6 - Le volontarisme dont fait preuve l'Union européenne en matière de lutte contre le changement climatique lui confère un certain leadership au plan international dans ce domaine. Les difficultés des négociations climatiques actuelles ne constituent-elles pas un défi pour l'UE et, in fine, dans quelles mesures et à quelles conditions, selon vous, l'Union peut-elle continuer d'exercer un tel leadership en matière environnementale ? Ses ambitions sont-elles partagées par ses partenaires ?

C'est précisément l'adoption par l'Europe du paquet Energie-Climat qui lui a conféré ce rôle prépondérant en la matière. Les objectifs contraignants de ce paquet obligent désormais chaque Etat membre à mettre en œuvre des actions drastiques dans leur politique climatique. Et il est vrai que l'Europe a, depuis, endossé un rôle de médiateur international important.

7 – Quels sont vos pronostics sur l'issue du sommet de Copenhague ?

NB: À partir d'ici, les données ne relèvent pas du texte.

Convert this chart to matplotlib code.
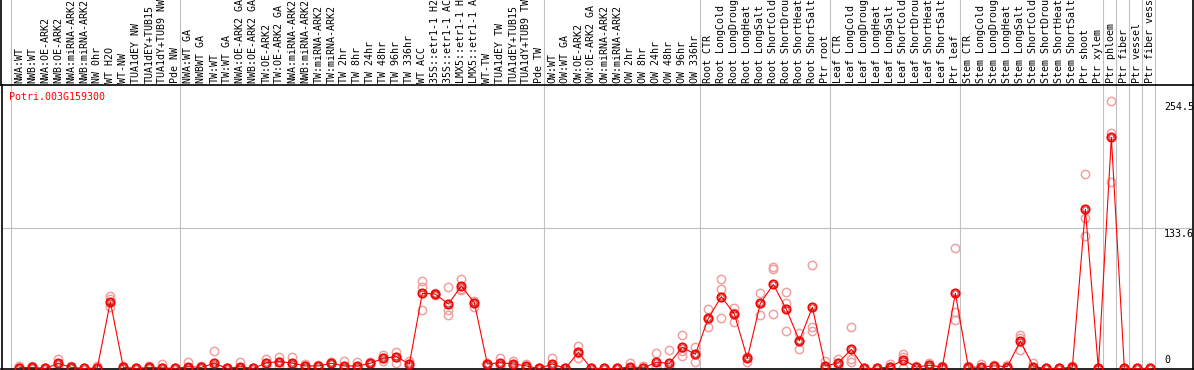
import numpy as np
import matplotlib
matplotlib.use('Agg')
import matplotlib.pyplot as plt

# Nomes das amostras (ja cortados em 14 caracteres como no original)
labels_nw = ['NWA:WT', 'NWB:WT', 'NWA:OE-ARK2', 'NWB:OE-ARK2', 'NWA:miRNA-ARK2', 'NWB:miRNA-ARK2',
             'NW 0hr', 'WT H2O', 'WT-NW', 'TUA1dEY NW', 'TUA1dEY+TUB15', 'TUA1dY+TUB9 NW', 'Pde NW']
labels_tw = ['NWA:WT GA', 'NWBWT GA', 'TW:WT', 'TW:WT GA', 'NWA:OE-ARK2 GA', 'NWB:OE-ARK2 GA',
             'TW:OE-ARK2', 'TW:OE-ARK2 GA', 'NWA:miRNA-ARK2', 'NWB:miRNA-ARK2', 'TW:miRNA-ARK2',
             'TW:miRNA-ARK2', 'TW 2hr', 'TW 8hr', 'TW 24hr', 'TW 48hr', 'TW 96hr', 'TW 336hr',
             'WT ACC', '35S::etr1-1 H2', '35S::etr1-1 AC', 'LMX5::etr1-1 H', 'LMX5::etr1-1 A',
             'WT-TW', 'TUA1dEY TW', 'TUA1dEY+TUB15', 'TUA1dY+TUB9 TW', 'Pde TW']
labels_ow = ['OW:WT', 'OW:WT GA', 'OW:OE-ARK2', 'OW:OE-ARK2 GA', 'OW:miRNA-ARK2', 'OW:miRNA-ARK2',
             'OW 2hr', 'OW 8hr', 'OW 24hr', 'OW 48hr', 'OW 96hr', 'OW 336hr']
labels_root = ['Root CTR', 'Root LongCold', 'Root LongDroug', 'Root LongHeat', 'Root LongSalt',
               'Root ShortCold', 'Root ShortDrou', 'Root ShortHeat', 'Root ShortSalt', 'Ptr root']
labels_leaf = ['Leaf CTR', 'Leaf LongCold', 'Leaf LongDroug', 'Leaf LongHeat', 'Leaf LongSalt',
               'Leaf ShortCold', 'Leaf ShortDrou', 'Leaf ShortHeat', 'Leaf ShortSalt', 'Ptr leaf']
labels_stem = ['Stem CTR', 'Stem LongCold', 'Stem LongDroug', 'Stem LongHeat', 'Stem LongSalt',
               'Stem ShortCold', 'Stem ShortDrou', 'Stem ShortHeat', 'Stem ShortSalt', 'Ptr shoot',
               'Ptr xylem']
labels_ptr = ['Ptr phloem', 'Ptr fiber', 'Ptr vessel', 'Ptr fiber vess']

groups = [labels_nw, labels_tw, labels_ow, labels_root, labels_leaf, labels_stem,
          ['Ptr phloem'], ['Ptr fiber'], ['Ptr vessel'], ['Ptr fiber vess']]
labels = labels_nw + labels_tw + labels_ow + labels_root + labels_leaf + labels_stem + labels_ptr

# Media de expressao por amostra
means = [0.8, 1.0, 0, 4.9, 1.0, 0, 0.5, 63.5, 1.0, 0, 1.0, 0.5, 0,
         1.7, 1.0, 5.0, 0, 1.7, 0, 5.5, 6.5, 5.2, 2.4, 2.4, 4.9, 2.4, 2.4, 4.9, 9.7, 11.2, 4.3,
         71.5, 70.8, 61.3, 78.4, 62.6, 4.3, 5.5, 4.3, 2.4, 0,
         4.3, 0, 15.4, 0, 0, 0, 1.6, 0.6, 5.9, 4.9, 20.1, 13.5,
         47.7, 68.3, 51.8, 9.7, 62.0, 80.0, 56.3, 26.4, 58.2, 2.2,
         5.5, 18.2, 0, 0, 1.7, 8.1, 1.3, 3.1, 1.3, 71.5,
         1.3, 1.3, 2.5, 1.7, 26.1, 1.7, 0, 0, 1.3, 151.4, 0,
         219.8, 0, 0, 0]

# Replicas (pontos claros)
reps = [[2, 0.3, 0], [2, 1, 0], [0, 0, 0], [9, 4, 1.5], [2.5, 0.5, 0], [0, 0, 0], [2.5, 0, 0],
        [69, 66.5, 58], [2.5, 0.5, 0], [0, 0, 0], [2, 1, 0], [4, 0, 0], [0, 0, 0],
        [6.5, 0, 0], [2, 1, 0], [16.5, 2, 0], [0, 0, 0], [5.7, 0, 0], [0, 0, 0], [9, 5, 2],
        [11, 6, 2.5], [11, 4, 1], [4.5, 2, 0.5], [3, 2.4, 2], [6, 5, 4], [7.4, 0, 0], [6.5, 1, 0],
        [6, 5, 4], [12.5, 10, 7], [15.7, 11, 5.5], [7.5, 4, 1], [82.9, 77.8, 55.6],
        [72, 71, 69.5], [77.2, 55.6, 50.5], [85.1, 76, 74.6], [64.5, 62.5, 58.8], [5, 4, 3.5],
        [10.3, 3, 2.5], [7.5, 3.5, 2], [4.5, 2, 0.5], [0, 0, 0],
        [9.7, 2, 1], [0, 0, 0], [21.4, 15, 9.7], [0, 0, 0], [0, 0, 0], [0, 0, 0], [4.8, 0, 0],
        [2.5, 0, 0], [14.4, 2.5, 0.5], [17.6, 1, 0], [31.5, 17, 11.9], [20.8, 13.5, 5.9],
        [56.9, 47, 39.2], [85.1, 75.3, 47.7], [57.7, 53, 43.9], [11.2, 11, 5.9], [71.5, 62, 50.6],
        [96.8, 94.6, 51.5], [72.5, 62, 35.7], [33.5, 27, 18.3], [98.4, 39.7, 36], [6.9, 0, 0],
        [9.3, 5.5, 1.5], [39.2, 9.3, 6], [0, 0, 0], [0, 0, 0], [4.3, 1, 0], [13.8, 10.5, 0],
        [2.5, 1, 0.5], [5.5, 3, 1], [2, 1.5, 0.5], [114.3, 53.4, 46.1],
        [2, 1.5, 0.5], [4, 0, 0], [3, 2.5, 2], [3.5, 1.5, 0], [31.8, 29, 17.6], [5.5, 0, 0],
        [0, 0, 0], [0, 0, 0], [2.5, 1, 0.5], [184.6, 142.8, 126], [0, 0, 0],
        [254.5, 224.2, 177.6], [0, 0, 0], [0, 0, 0], [0, 0, 0]]

gene = 'Potri.003G159300'
yticks = [254.5, 133.6, 0]

W, H = 1194, 370
fig = plt.figure(figsize=(W / 100, H / 100), dpi=100)
# area do grafico: x 1.5..1193 px, y 85..369 px (a partir do topo)
ax = fig.add_axes([1.5 / W, (H - 369) / H, (1193 - 1.5) / W, (369 - 85) / H])
x = np.arange(len(labels))
ax.set_xlim(-1.37, 90.28)
ax.set_ylim(-0.5, 269.6)
ax.set_xticks([])
ax.set_yticks([])
for s in ax.spines.values():
    s.set_color('black')
    s.set_linewidth(1.2)

mono = 'DejaVu Sans Mono'
fs = 7.2
top_ext = 369 / 284  # ate o topo da figura em fracao do eixo

# linhas verticais cinzas entre os grupos
start = 0
for g in groups + [[]]:
    ax.axvline(start - 0.615, ymin=0, ymax=top_ext, color='#c0c0c0', lw=0.8, clip_on=False, zorder=0)
    start += len(g)
# bordas pretas na area dos rotulos
for xe in ax.get_xlim():
    ax.axvline(xe, ymin=1, ymax=top_ext, color='black', lw=1.2, clip_on=False)

# linha de grade em 133.6
ax.axhline(yticks[1], color='#c0c0c0', lw=0.8, zorder=0)

# replicas
for i, r in enumerate(reps):
    ax.plot([i] * len(r), r, 'o', ms=6, mfc='none', mec='#f0a0a0', mew=1.1, zorder=2)

# media
ax.plot(x, means, '-', color='red', lw=0.8, zorder=3)
ax.plot(x, means, 'o', ms=6, mfc='none', mec='red', mew=1.3, zorder=4)
ax.plot(x, means, 'o', ms=3.8, mfc='none', mec='#900000', mew=0.5, zorder=5)

# rotulos das amostras
for i, lab in enumerate(labels):
    ax.text(i, 1.007, lab, rotation=90, ha='center', va='bottom', fontsize=fs,
            family=mono, transform=ax.get_xaxis_transform(), clip_on=False)

# valores do eixo y (dentro do grafico, a direita)
xt = (1164 - 19.3) / 13
ax.text(xt, yticks[0] - 1, '254.5', ha='left', va='top', fontsize=fs, family=mono)
ax.text(xt, yticks[1] - 1, '133.6', ha='left', va='top', fontsize=fs, family=mono)
ax.text(xt, yticks[2] + 3, '0', ha='left', va='bottom', fontsize=fs, family=mono)

# nome do gene
ax.text((9 - 19.3) / 13, 0.958, gene, color='red', ha='left', va='center', fontsize=fs,
        family=mono, transform=ax.get_xaxis_transform())

fig.savefig('out.png', dpi=100)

Les conditions politiques n'ont jamais été aussi favorables. Copenhague sera une étape importante qui connaîtra de toute façon un prolongement important en 2010. C'est pourquoi il faut conclure un accord juridique contraignant et suffisamment ambitieux en termes d'objectifs de réduction des émissions, d'engagements des économies les plus avancées et de financement. Dès 2010, des actions importantes devront pouvoir être lancées dans les pays en voie de développement. Il faudra transposer l'accord conclu dans un texte juridique complet, un programme de travail concret avec des échéances claires. Il s'agira là d'un défi pour la présidence belge de l'Union en 2010 qui devra jouer un rôle constructif.